Chicago Parent Magazine features Brain Balance Center of Vernon Hills in their May 2010 issue:
‘Brain balance’ may hold answers for autism, ADHD, other developmental disabilities
- By Rick A. Richards
Monday, April 26, 2010
“We actually noticed differences at 3 to 4 weeks,” Reiter says. As Jack grew, Reiter realized her son didn’t do the things her daughter Catelyn did at that same age-point, clap, respond to voices.
She didn’t know what was wrong, but she knew there was a problem and started looking for answers. She won’t say exactly what his diagnosis is, to avoid labeling him, but after years of doctor visits, counseling and medical tests, Reiter and her husband, Adam, found an answer.
It came when Brain Balance opened an office in Vernon Hills just over a year ago. She immediately enrolled Jack. Now in the third grade, he is, in her words, “blossoming.”

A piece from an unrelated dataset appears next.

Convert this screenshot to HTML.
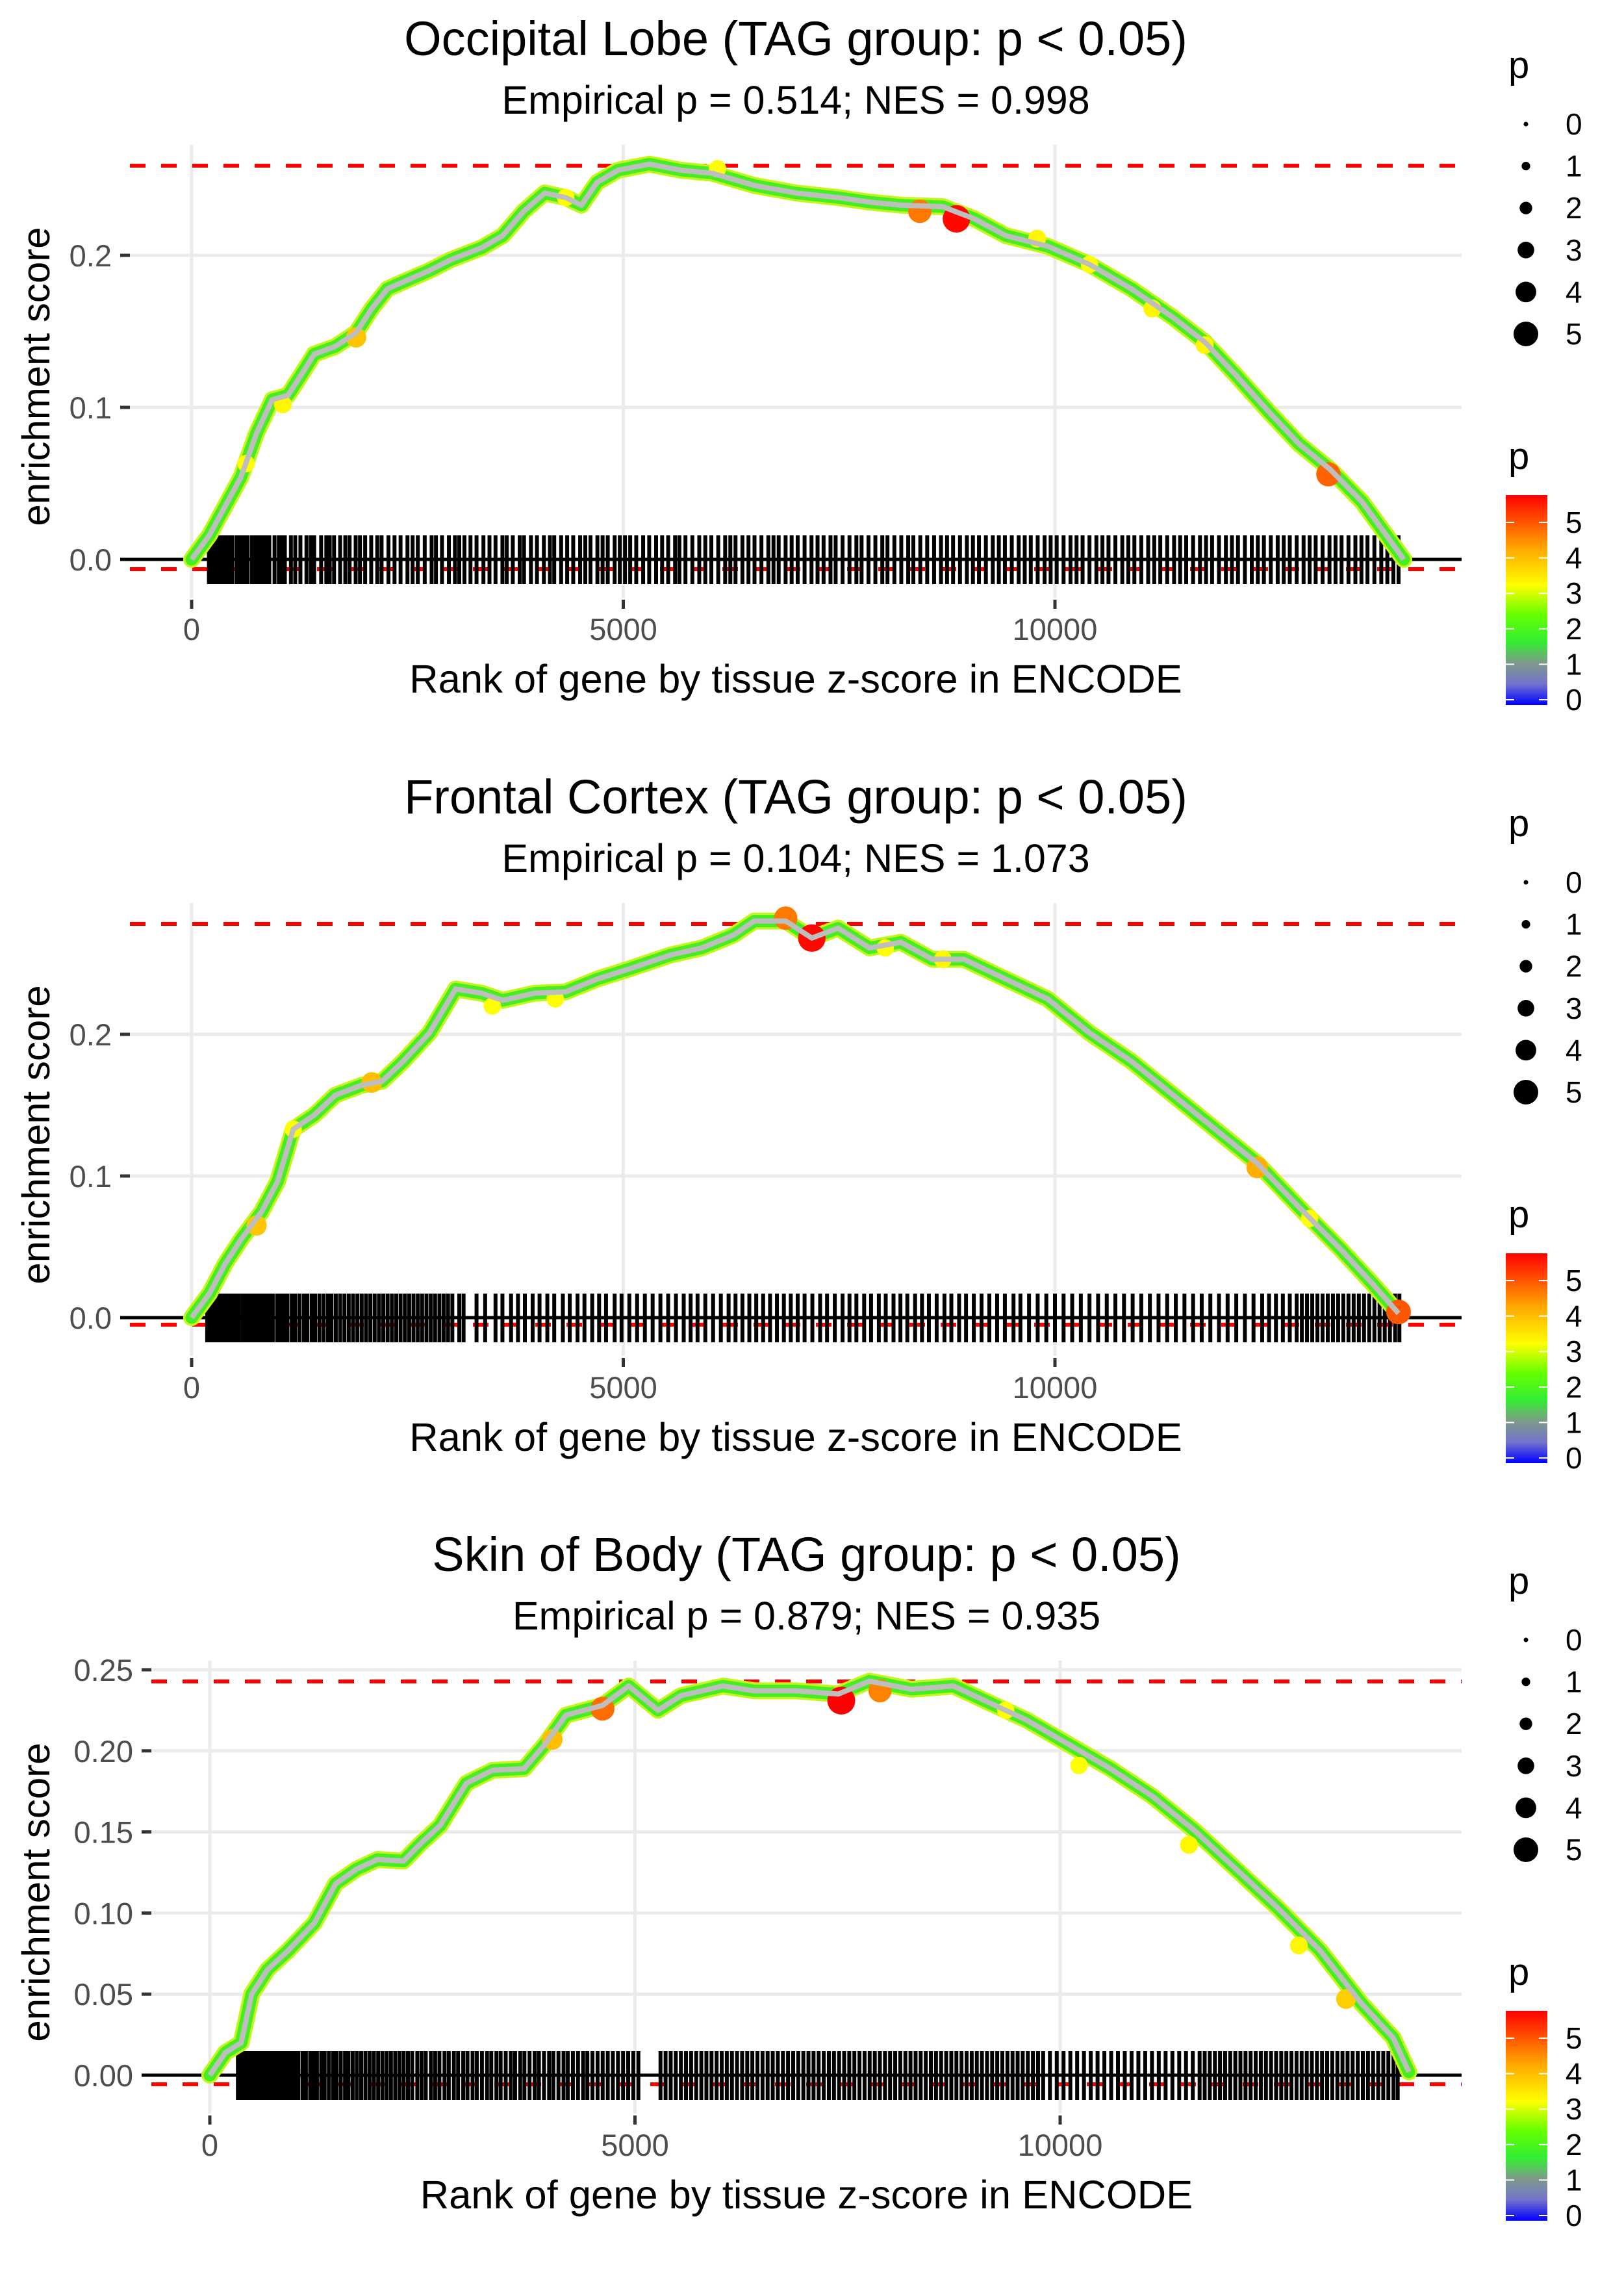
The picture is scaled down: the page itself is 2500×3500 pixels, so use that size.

Brain Balance has been around for more than 15 years. The company, started in New York, is founded on research led by Robert Melillo, a chiropractic neurologist, that looked at the developmental “balance” between the left and right lobes of the brain. It has since spread to 15 locations around the country, with seven centers scheduled to open this year.
According to Jeremy Fritz, executive director of the Vernon Hills office, Melillo’s research suggests that an imbalance between the two lobes of the brain may be the root cause of such disorders as ADD/ADHD, dyslexia, Tourette syndrome, autism and Asperger’s syndrome. Fritz says Brain Balance lumps each of those under the general heading of “functional disconnection syndrome.”
How they find a balance
The Vernon Hills office is bright, airy and full of classrooms, testing rooms and an area for physical activity. All of it, says Fritz, is used to assess and analyze specifically what a child’s problem might be and then create a specific course of action to mitigate the imbalance.
“You have to look at the brain as a muscle,” says Fritz. In the case of a child with a learning or attention deficit, one lobe of the brain has been exercised as it should and the other hasn’t.
“Let’s say you have a 10-year-old child. We will conduct tests on each lobe of the brain to find out where they are in relation to their age,” Fritz says.
For instance, tests could involve tactile stimulation or smells. More pleasant smelling items stimulate the left side of the brain and stronger, less pleasant odors stimulate the right lobe.
The child’s response to those smells is just one test that helps Fritz determine the age of the brain.
“There could be a three-year difference between the child’s age and the response of the brain. … We call it the maturity gap,” says Fritz, noting that essentially the two halves of the brain are not in sync.
Once the maturity gap is determined, computer skills, math and writing exercises and in some cases, a special diet, are set up. And, says Fritz, it’s done without medication.
Medication too often treats the symptom and in so doing, masks the problem, he says.
“I think the biggest disappointment I have is the number of kids being medicated. No parent wants to medicate their kid. This is not to say there’s something wrong with medication, but you need to try a program without medication.”
Amanda Wright, a sensory motor coach at Brain Balance, says by the time parents come to Brain Balance, they’ve been dealing with the problem for years and are frustrated.
“That’s because everywhere they’ve gone, the symptoms have been treated and not the problem,” she says. “We go through all of this stuff to find out where the real problem is. Once you treat the problem, the symptom could take care of itself.”
She and two other coaches spend their day in hour-long, one-on-one sessions with children. Half the session is spent in the sensory room and half in the academic room.
“Everything we do here is to strengthen the weaker side of the brain,” she says. “If you hurt your arm and need to strengthen your bicep, you don’t exercise your leg.”
In the case of ADD or autism, Wright says that once both sides of the brain are in balance, the symptoms of inattention, hyperactivity or inability to speak or express emotions can diminish greatly.
Fritz and Wright both say treatment at Brain Balance has to include the entire family.
“Parents can have some issues, especially fathers,” says Wright. “Some of the parents of the kids we have are in denial. They just don’t want to accept their child has a problem.”
Fritz explained that one of the goals of Brain Balance is to treat children so the things they see and hear are translated properly by the brain.
“The greatest satisfaction for me is seeing the difference our program makes in the lives of children, being able to see a parent who comes in hopeless and leaves with understanding and a child who is learning,” Fritz says.
Reiter sings the praises of Brain Balance but warns the process is not quick or easy.
“When I first started this, I felt like I was alone. Coming to Brain Balance, I realize I’m not. There are people here to help my son, and I can talk to other mothers going through the same thing,” she says.
Reiter has become so enthusiastic about the progress her son has made, she has begun setting up panel discussions about the Brain Balance program.